Estadão
O juro alto resulta do fiscal ruim; o resto é desculpa esfarrapada
Recentemente o ministro da Fazenda papagueou tese comum em hordas heterodoxas, a saber que nossa elevada taxa real de juros seria originária do mercado de câmbio.
O “raciocínio” seria o seguinte: como o mercado cambial é grande e a nossa conta de capitais é aberta, haveria uma pressão persistente de venda de reais (ignora-se o motivo, talvez para fazer proteção de outras moedas emergentes), que forçam o BC a manter juros elevados para impedir desvalorização excessiva da moeda e, portanto, inflação alta.
A tese já foi desmontada por Samuel Pessôa em artigo recente, que, dentre outras coisas, notou que, se isto fosse verdade, a inflação – devida ao excesso de juro real – teria que tipicamente ficar abaixo da meta, quando sabemos que o contrário ocorre.
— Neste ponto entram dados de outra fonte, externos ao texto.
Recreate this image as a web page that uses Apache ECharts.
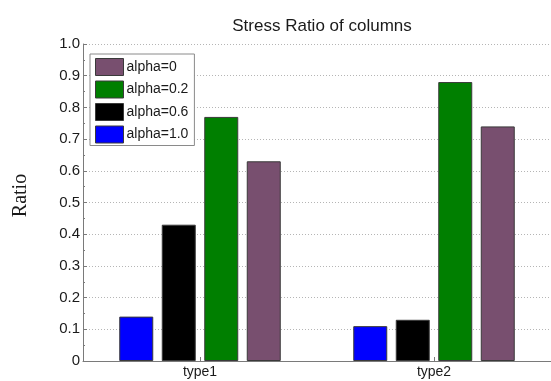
<!DOCTYPE html>
<html>
<head>
<meta charset="utf-8">
<script src="https://cdn.jsdelivr.net/npm/echarts@6/dist/echarts.min.js"></script>
<style>
  html, body { margin: 0; padding: 0; background: #fff; }
  #chart { width: 551px; height: 381px; }
</style>
</head>
<body>
<div id="chart"></div>
<script>
// Column types along the x axis
const categories = ['type1', 'type2'];

// Stress ratio per alpha value (one array per series)
const alpha10 = [0.14, 0.11];
const alpha06 = [0.43, 0.13];
const alpha02 = [0.77, 0.88];
const alpha00 = [0.63, 0.74];

// Y axis range
const yMin = 0;
const yMax = 1.0;
const yStep = 0.1;

const textFont = 'Liberation Sans';
const textColor = '#1a1a1a';
const edge = { borderColor: '#3a3a3a', borderWidth: 1 };

function bar(name, values, color) {
  return {
    name: name,
    type: 'bar',
    data: values,
    barWidth: 34,
    barGap: '25%',
    itemStyle: Object.assign({ color: color }, edge)
  };
}

const chart = echarts.init(document.getElementById('chart'), null, { renderer: 'canvas' });

chart.setOption({
  animation: false,
  backgroundColor: '#fff',
  title: {
    text: 'Stress Ratio of columns',
    left: 317,
    textAlign: 'center',
    top: 13,
    textStyle: { fontFamily: textFont, fontSize: 17, fontWeight: 'normal', color: textColor }
  },
  legend: {
    orient: 'vertical',
    left: 90,
    top: 54,
    data: ['alpha=0', 'alpha=0.2', 'alpha=0.6', 'alpha=1.0'],
    itemWidth: 28,
    itemHeight: 17,
    itemGap: 4.5,
    padding: [4, 6, 2, 5],
    borderColor: '#8a8a8a',
    borderWidth: 1,
    backgroundColor: '#fff',
    icon: 'rect',
    textStyle: { fontFamily: textFont, fontSize: 14, color: textColor, padding: [0, 0, 0, -2] },
    itemStyle: edge
  },
  grid: { left: 83, right: -1, top: 44, bottom: 20, containLabel: false },
  xAxis: {
    type: 'category',
    data: categories,
    boundaryGap: true,
    axisLine: { lineStyle: { color: '#7a7a7a', width: 1 } },
    axisTick: { show: true, inside: true, alignWithLabel: true, length: 4, lineStyle: { color: '#7a7a7a' } },
    axisLabel: { fontFamily: textFont, fontSize: 14, color: textColor, margin: 4 },
    splitLine: { show: false }
  },
  yAxis: {
    type: 'value',
    min: yMin,
    max: yMax,
    interval: yStep,
    name: 'Ratio',
    nameLocation: 'middle',
    nameGap: 52,
    nameRotate: 90,
    nameTextStyle: { fontFamily: 'Liberation Serif', fontSize: 20, color: textColor, padding: [0, 0, 0, 14] },
    axisLine: { show: true, lineStyle: { color: '#7a7a7a', width: 1 } },
    axisTick: { show: true, inside: true, length: 4, lineStyle: { color: '#7a7a7a' } },
    minorTick: { show: true, splitNumber: 2, length: 2, lineStyle: { color: '#7a7a7a' } },
    axisLabel: {
      fontFamily: textFont, fontSize: 15, color: textColor, margin: 3,
      formatter: function (v) { return v === 0 ? '0' : v.toFixed(1); }
    },
    splitLine: { show: true, lineStyle: { color: '#b5b5b5', type: [1, 2], width: 1 } }
  },
  series: [
    bar('alpha=1.0', alpha10, '#0000ff'),
    bar('alpha=0.6', alpha06, '#000000'),
    bar('alpha=0.2', alpha02, '#007f00'),
    bar('alpha=0', alpha00, '#784f6f')
  ]
});
</script>
</body>
</html>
Caso encerrado.
Não discordo do Samuel, pelo contrário, mas quero aqui chamar a atenção para outros desenvolvimentos que também apontam para falhas da hipótese. Um deles é o padrão da inflação brasileira: historicamente a inflação dos serviços (6,1% ao ano nos últimos 20 anos) supera a inflação de bens, em particular dos mais ligados à taxa de câmbio, comercializáveis (5,1%) ou os industrializados (3,7%), fenômeno incompatível com a ideia de inflação pressionada pelo câmbio.
Outro é a própria flutuação da taxa real de juros. A taxa de juros para um ano, hoje na casa de 10% ao ano, flutuou ao redor de 2,5% ao ano entre 2017-19 e foi negativa em 2020-21. A taxa para 10 anos, agora superior a 7% ao ano, havia caído para perto de 3% ao ano em 2019, depois de registrar picos similares ao atual em 2015.
Esta variação é incompatível com a tese de tamanho do mercado cambial, ou a abertura da conta de capitais, determinado o juro real, visto que nenhum destes fatores flutuou de forma remotamente similar à taxa de juros.
Não é picuinha acadêmica. Ao apontar na direção errada o ministro deliberadamente deixa de lado a causa mais provável: o desempenho das contas públicas, sua direta responsabilidade.
É cômodo, sem dúvida, mas também revela alguns dos motivos para a frouxidão fiscal que marca o atual governo. Sem perceber (ou pior, fingir não perceber) o efeito do gasto público crescente sobre taxa de juros, seja pelo estímulo ao consumo, seja pela elevação do risco associado à dívida pública, o ministro não toma as medidas necessárias para reverter o problema, insistindo que o arcabouço fiscal, mais furado que janela em tiroteio, seria a solução para as contas públicas.
Enfim, a culpa é dele e ele a coloca em quem quiser.